★☆★☆★ボリビアで鉱山労働者主体の人民軍が蜂起した1952年4月9日のボリビア革命開始から60年が過ぎた。人民軍は政治首都ラパスと鉱山都市オルーロを中心に政府軍と激戦を展開し、11日政府軍を制圧した。一連の戦闘で500人を超える死者が出た。
☆前年51年の大統領選挙で当選した「革命的民族主義者運動(MNR=エメエネエレ)」党のビクトル・パス=エステンソロは亡命先のアルゼンチンから帰国する。
★MNR政権は、先住民の社会参加、国軍解体と人民軍制度化、錫鉱山国有化、農地改革、参政権拡大、教育改革、道路建設などを実行した。ボリビア労働総同盟(COB=コブ)、ボリビア鉱山公社(COMIBOL=コミボール)などが設立された。20世紀のラ米で、メキシコ革命(1911~17)に次ぐ社会革命となった。

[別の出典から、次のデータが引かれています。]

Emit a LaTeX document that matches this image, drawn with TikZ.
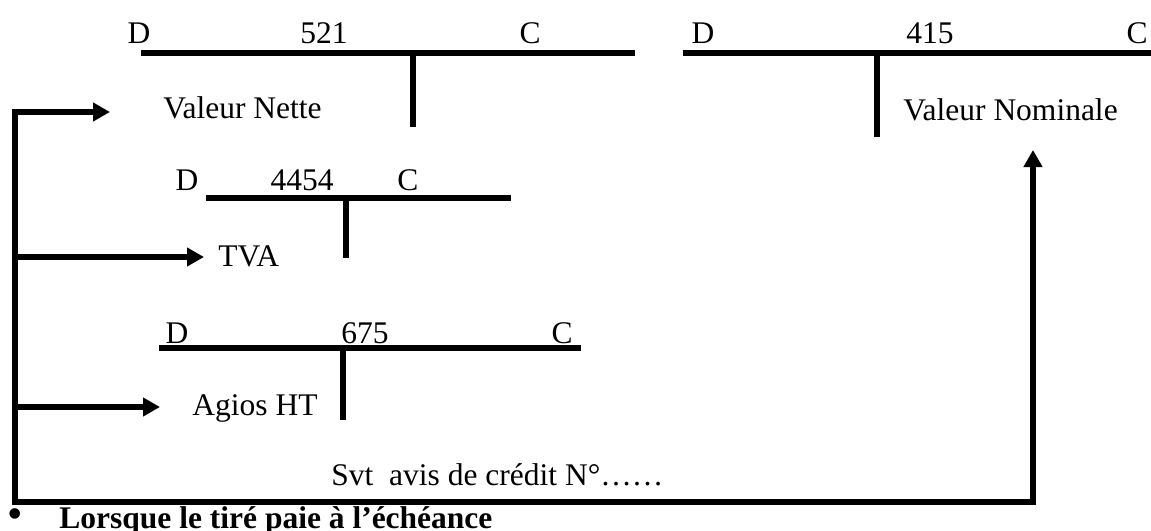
\documentclass[tikz,border=0pt]{standalone}
\usepackage{fontspec}
\setmainfont{Liberation Serif}
\usetikzlibrary{arrows.meta}
\begin{document}
\begin{tikzpicture}[x=0.5pt,y=-0.5pt,
  acct/.style={line width=2.8pt},
  lbl/.style={inner sep=0pt,anchor=base,font=\fontsize{15.75}{18}\selectfont},
  lblw/.style={lbl,anchor=base west},
  conn/.style={line width=2.8pt,line join=miter},
  shadow/.style={conn,gray!60,shift={(1.3,1.3)}},
  tip/.style={-{Triangle[length=8.5pt,width=9pt]}},
  tips/.style={{Triangle[length=8.5pt,width=9pt]}-{Triangle[length=8.5pt,width=9pt]}},
]
\useasboundingbox (0,0) rectangle (1151,530);
\clip (0,0) rectangle (1151,530);

% account 521
\node[lbl] (d521) at (139,43) {D};
\node[lbl] (n521) at (324,43) {521};
\node[lbl] (c521) at (530,43) {C};
\draw[acct] (141,53) -- (635,53) (413,53) -- (413,127);
\node[lblw] (vnet) at (163,118) {Valeur Nette};

% account 415
\node[lbl] (d415) at (703,43) {D};
\node[lbl] (n415) at (930,43) {415};
\node[lbl] (c415) at (1137,43) {C};
\draw[acct] (683,53) -- (1151,53) (877,53) -- (877,137);
\node[lblw] (vnom) at (903,120) {Valeur Nominale};

% account 4454
\node[lbl] (d4454) at (187,190) {D};
\node[lbl] (n4454) at (302,190) {4454};
\node[lbl] (c4454) at (408,190) {C};
\draw[acct] (206,198) -- (511,198) (346,198) -- (346,258);
\node[lblw] (tva) at (218,266) {TVA};

% account 675
\node[lbl] (d675) at (177,343) {D};
\node[lbl] (n675) at (365,343) {675};
\node[lbl] (c675) at (562,343) {C};
\draw[acct] (159,348) -- (581,348) (343,348) -- (343,420);
\node[lblw] (agios) at (192,415) {Agios HT};

% connector
\coordinate (tNet) at (110,112);
\coordinate (jNet) at (15,112);
\coordinate (jTva) at (15,257);
\coordinate (tTva) at (204,257);
\coordinate (jAg) at (15,407);
\coordinate (tAg) at (160,407);
\coordinate (bl) at (15,502);
\coordinate (br) at (1033,502);
\coordinate (tNom) at (1033,150);
\draw[shadow] (jNet) -- (bl) -- (br) -- ([yshift=-20]tNom);
\draw[conn,tips] (tNet) -- (jNet) -- (bl) -- (br) -- (tNom);
\draw[conn,tip] (jTva) -- (tTva);
\draw[conn,tip] (jAg) -- (tAg);

\node[lblw] (svt) at (331,485) {Svt\ \ avis de crédit N°……};

\node[lbl,font=\fontsize{22}{24}\selectfont] (bul) at (15,528) {\textbullet};
\node[lblw,font=\fontsize{15.75}{18}\selectfont\bfseries] (lors) at (59,528) {Lorsque le tiré paie à l’échéance};
\end{tikzpicture}
\end{document}
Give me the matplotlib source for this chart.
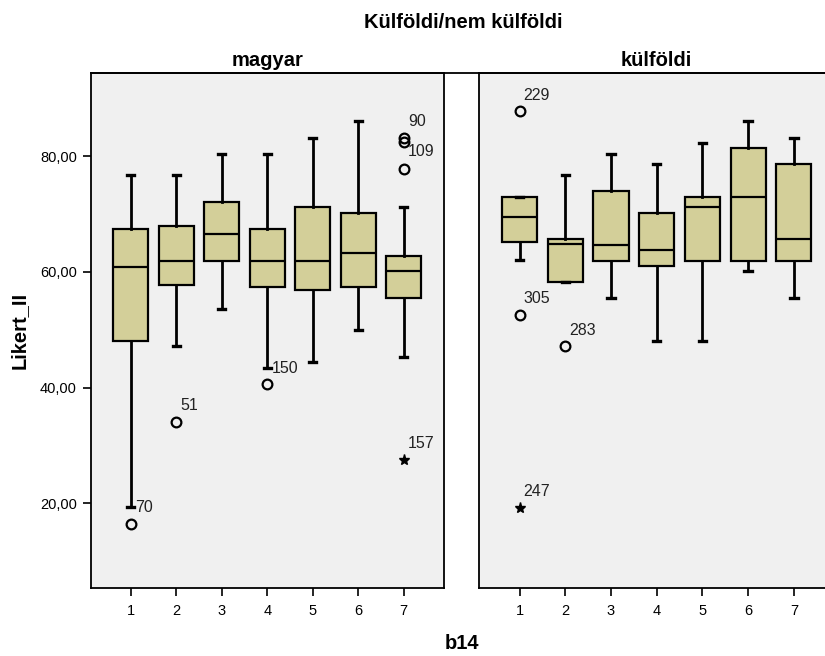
import matplotlib
matplotlib.use("Agg")
import matplotlib.pyplot as plt
from matplotlib.lines import Line2D

plt.rcParams["font.family"] = ["Liberation Sans", "DejaVu Sans"]

# b14 categories (1..7), one box per category, per panel
categories = [1, 2, 3, 4, 5, 6, 7]
panels = ["magyar", "külföldi"]

# five-number summaries: whisker low, Q1, median, Q3, whisker high
magyar_whislo = [19.3, 47.1, 53.6, 43.4, 44.4, 49.9, 45.3]
magyar_q1 = [48.0, 57.7, 61.9, 57.3, 56.9, 57.3, 55.4]
magyar_med = [60.9, 61.9, 66.6, 61.9, 61.9, 63.3, 60.1]
magyar_q3 = [67.4, 68.0, 72.1, 67.4, 71.2, 70.2, 62.8]
magyar_whishi = [76.7, 76.7, 80.4, 80.4, 83.2, 86.0, 71.2]

kulfoldi_whislo = [62.0, 58.2, 55.4, 48.0, 48.0, 60.1, 55.4]
kulfoldi_q1 = [65.1, 58.2, 61.9, 61.0, 61.9, 61.9, 61.9]
kulfoldi_med = [69.4, 64.8, 64.7, 63.8, 71.2, 73.0, 65.6]
kulfoldi_q3 = [73.0, 65.6, 74.0, 70.2, 73.0, 81.4, 78.6]
kulfoldi_whishi = [73.0, 76.7, 80.4, 78.6, 82.3, 86.0, 83.2]

# outliers: (category, value, case id, kind) -- kind 'o' mild, '*' extreme
magyar_outliers = [
    (1, 16.5, "70", "o"),
    (2, 34.1, "51", "o"),
    (4, 40.6, "150", "o"),
    (7, 83.2, "90", "o"),
    (7, 82.5, "109", "o"),
    (7, 77.7, "", "o"),
    (7, 27.5, "157", "*"),
]
kulfoldi_outliers = [
    (1, 87.8, "229", "o"),
    (1, 52.6, "305", "o"),
    (2, 47.1, "283", "o"),
    (1, 19.2, "247", "*"),
]

y_ticks = [20, 40, 60, 80]

BOX_COLOR = "#d3cf99"
BG_COLOR = "#f0f0f0"
BOLD_SIZE = 14.5


def build_stats(lo, q1, med, q3, hi):
    return [dict(whislo=a, q1=b, med=c, q3=d, whishi=e, fliers=[])
            for a, b, c, d, e in zip(lo, q1, med, q3, hi)]


def draw_panel(ax, stats, outliers, title):
    ax.set_facecolor(BG_COLOR)
    ax.bxp(stats, positions=categories, widths=0.77, capwidths=0.16,
           showfliers=False, patch_artist=True,
           boxprops=dict(facecolor=BOX_COLOR, edgecolor="black", linewidth=1.6),
           medianprops=dict(color="black", linewidth=1.6),
           whiskerprops=dict(color="black", linewidth=2.0),
           capprops=dict(color="black", linewidth=2.4))
    for cat, val, label, kind in outliers:
        if kind == "o":
            ax.plot(cat, val, marker="o", markersize=7, markerfacecolor="none",
                    markeredgecolor="black", markeredgewidth=1.6, zorder=4)
        else:
            ax.plot(cat, val, marker="*", markersize=8, color="black", zorder=4)
        if label:
            dy = -7 if label == "109" else 11.5
            ax.annotate(label, (cat, val), xytext=(3, dy), textcoords="offset points",
                        ha="left", va="center", fontsize=11.5, color="#222222")
    ax.set_xlim(0.12, 7.88)
    ax.set_ylim(5.4, 94.4)
    ax.set_xticks(categories)
    ax.set_xticklabels([str(c) for c in categories], fontsize=10.5)
    ax.tick_params(axis="x", direction="out", length=6, width=1.2, pad=6)
    ax.set_title(title, fontsize=BOLD_SIZE, fontweight="bold", pad=5)
    for side in ax.spines.values():
        side.set_linewidth(1.3)


fig = plt.figure(figsize=(8.25, 6.56), dpi=100)
ax1 = fig.add_axes([0.110, 0.104, 0.428, 0.785])
ax2 = fig.add_axes([0.581, 0.104, 0.430, 0.785])

draw_panel(ax1, build_stats(magyar_whislo, magyar_q1, magyar_med, magyar_q3, magyar_whishi),
           magyar_outliers, panels[0])
draw_panel(ax2, build_stats(kulfoldi_whislo, kulfoldi_q1, kulfoldi_med, kulfoldi_q3, kulfoldi_whishi),
           kulfoldi_outliers, panels[1])

ax1.set_yticks(y_ticks)
ax1.set_yticklabels([f"{t:.2f}".replace(".", ",") for t in y_ticks], fontsize=10.5)
ax1.tick_params(axis="y", direction="out", length=6, width=1.2, pad=4)
ax1.set_ylabel("Likert_II", fontsize=BOLD_SIZE, fontweight="bold", labelpad=8)

ax2.set_yticks([])
ax2.spines["right"].set_visible(False)

# shared top rule across both panels
fig.add_artist(Line2D([0.110, 1.0], [0.889, 0.889], color="black", linewidth=1.3,
                      transform=fig.transFigure))

fig.text(0.562, 0.965, "Külföldi/nem külföldi", ha="center", va="center",
         fontsize=BOLD_SIZE, fontweight="bold")
fig.text(0.560, 0.019, "b14", ha="center", va="center", fontsize=BOLD_SIZE,
         fontweight="bold")

fig.savefig("out.png", dpi=100)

☆だがパスをはじめとするMNR幹部は穏健改革派であり、早晩、富裕層や米国と接近する。革命過程は滞り、64年の軍事クーデターにつながった。その張本人は、パスを亡命先から帰国させた飛行機を操縦した空軍将校レネー・バリエントスだった。バリエントスは、2期目に入っていたパス政権の副大統領として政変を起こしたのだった。
★ボリビア革命は、53年7月26日のモンカダ兵営襲撃事件を起こしたフィデル・カストロに閃きを与えた。奇しくも同月ラパスに居たエルネスト・ゲバラも閃きを得て、後年ボリビアで革命戦争を起こす。
☆革命は中途半端に終わったが、先住民族の台頭を促し、2005年の大統領選挙でアイマラ人エボ・モラレスを当選させた。エボは06年1月政権に就き、この国で史上初めて多数派の政権を樹立した。
★60周年記念の日、MNRはラパスでデモ行進と集会を開き、2014年の大統領選挙での政権奪取を誓った。だがMNRは既に国会内少数派に成り下がっており、かつての支持母体COBもモラレス政権による分断工作に遭って、力がない。